Credit Card Interest Rules: What You Should Know

Understanding how credit card interest works is essential for managing your finances effectively. This article explains the key rules and concepts related to credit card interest, helping you make informed decisions about your credit use.

How Credit Card Interest Is Calculated

Credit card companies typically calculate interest based on your outstanding balance and the annual percentage rate (APR). The interest is usually compounded daily, meaning it accrues each day on the remaining balance.

The daily interest is determined by dividing the APR by 365 and multiplying it by your current balance. If you carry a balance from month to month, interest will accumulate accordingly.

Grace Periods and How They Work

Most credit cards offer a grace period, which is a time frame during which you can pay your balance in full without incurring interest. This period typically lasts from the end of one billing cycle to the start of the next.

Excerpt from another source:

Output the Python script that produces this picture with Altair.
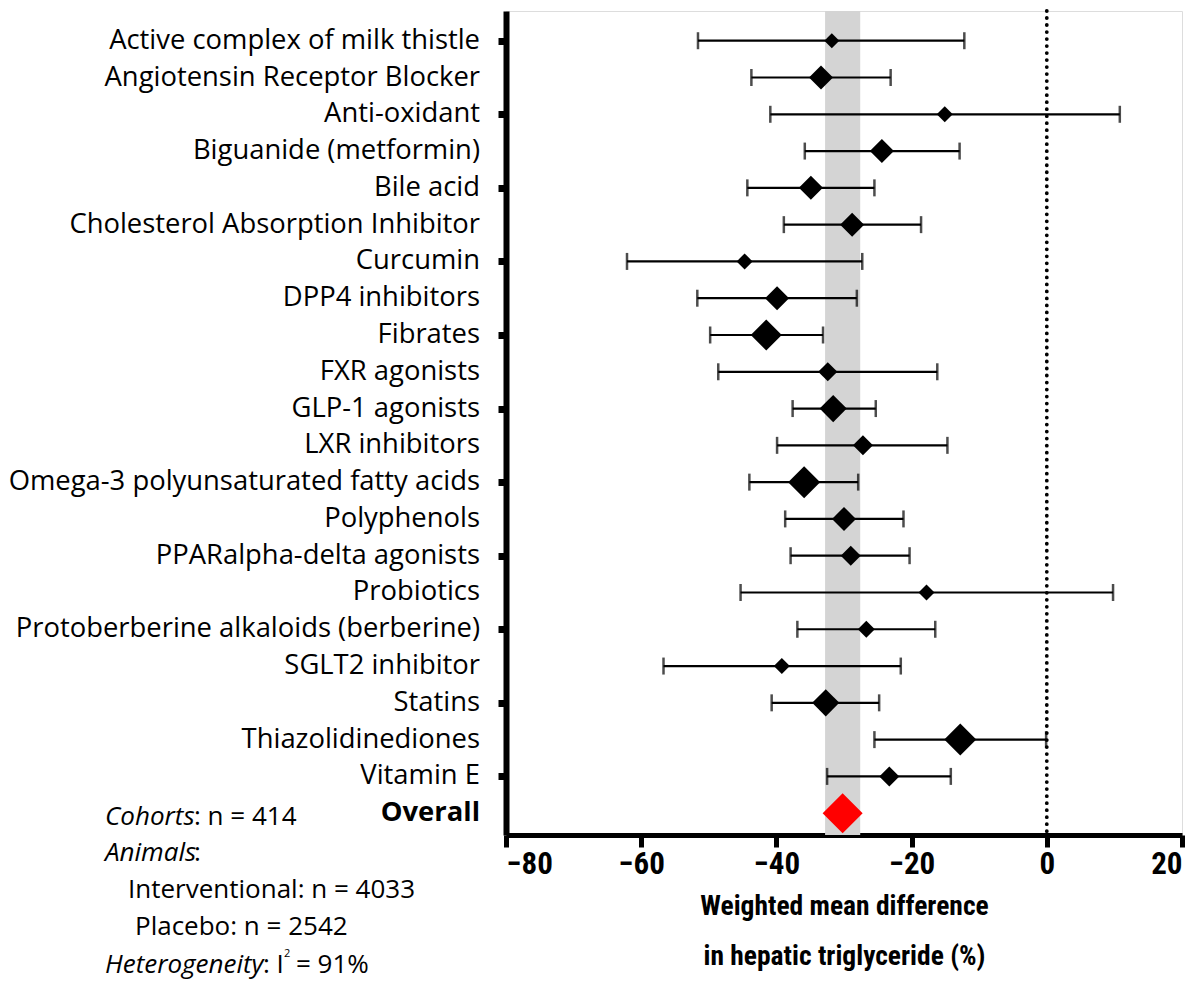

If you do not pay your balance in full by the due date, interest will be charged on the remaining amount from the date of purchase or billing cycle end, depending on the card’s terms.

Factors That Affect Your Interest Charges

Several factors influence how much interest you pay, including:

  • Balance amount: Higher balances accrue more interest.
  • Interest rate (APR): A higher APR results in more interest charges.
  • Payment timing: Paying late increases interest and fees.
  • Promotional offers: Some cards offer 0% interest periods.